There is only one passage in ancient comedy in which we happen to have the original Greek material re-cast into a Roman canticum. A late critic, Aulus Gellius,[11] quotes a song of Caecilius, and with it the original Greek to demonstrate what he calls the inadequacy of the Latin paraphrase. Gellius, however, misses the point. The substance of the Greek—the conventional complaints of a scold-ridden husband—was deliberately changed. The smooth narration of the original was not suited to song, and Caecilius wanted a text that would give the musician a chance to bring out effectively the constantly changing emotions of the speaker. In the Greek the husband simply informs the audience, with suitable comment, that his wife, jealous of her slave maid, has had her sold to get her out of the house. There is of course no great depth to the husband’s emotions, though the range from pity to sarcasm is well enough brought out. The Latin version stresses this variation of mood by a constant shift of meters, the verse running speedily from the tripping trochaic septenarii through cretics, bacchiacs, cretics again, and then iambics. The man comes on shouting to music that changes its rhythm with every line.

(— ◡ ) Always scolding, nagging, dinning she compelled me to obey:

(— ◡ —) Innocence goes for naught: the maid is sold.

(◡ — —) Now gloating and boasting my good wife appears:

(— ◡ —) Tell me pray, what am I? Who is master here?

The point made by the ancient critic that Caecilius did not adequately reproduce the original quality is wholly beside the point. He was not attempting to. He was making a plausible libretto for a brief song and dance in which melody, pitch, tempo, and gesture should aid in the expression of his varying moods. Menander indeed had written a readable play—he always did, and paid the penalty by seldom taking the prize. But Caecilius produced a musical comedy which, it is safe to wager, kept the audience physically responsive.

It has been usual to suppose that Plautus invented the musical comedy of this type.[12] I have already referred to Naevius’ introduction of the canticum into tragedy. It had the same function in comedy and I need only repeat that Naevius served in Sicily as a soldier in the First Punic War, and that in many of the Greek towns of Sicily where the Roman soldiers were billeted, or at least resorted on furloughs, Greek tragedies and comedies were being produced in the theaters, probably with reduced choruses.[13] That is where Naevius may have found his model of the canticum. It should also be remembered that a great variety of what may be called music-hall singing and dancing went on in such places at that time. If the Roman soldiers grew fond of such performances, it would not be surprising if Naevius tried to supply in his comedies as well as in his tragedies some substitute for what Rome did not have.

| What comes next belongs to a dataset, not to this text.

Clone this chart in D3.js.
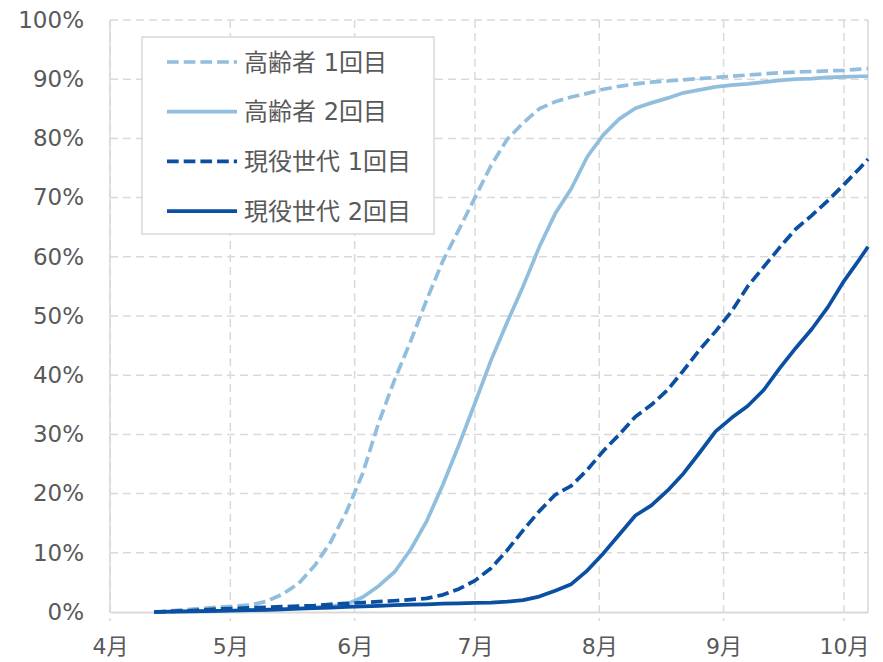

Audiences may make insistent demands: even Wagner was compelled to insert ballets in his operas in order to satisfy the demands of his Parisian audiences. The fragments from Naevius’ comedies are few, and in them there are none of the purely lyrical meters so often found in Plautus—the cretics, the bacchiacs, and the glyconics. But there is a large proportion of trochaic septenarii, lines which are now assumed to belong to a native Latin song meter.[14] Our evidence is slight as yet but it is perhaps sufficient to support a suggestion that musical comedy may have grown up at Rome through the gradual adaptation of Sicilian forms of entertainment by Naevius and a constant improvement upon these innovations by Plautus. We have also seen that song and chant were a decided aid in the attempt to accommodate new meters to the Roman ear.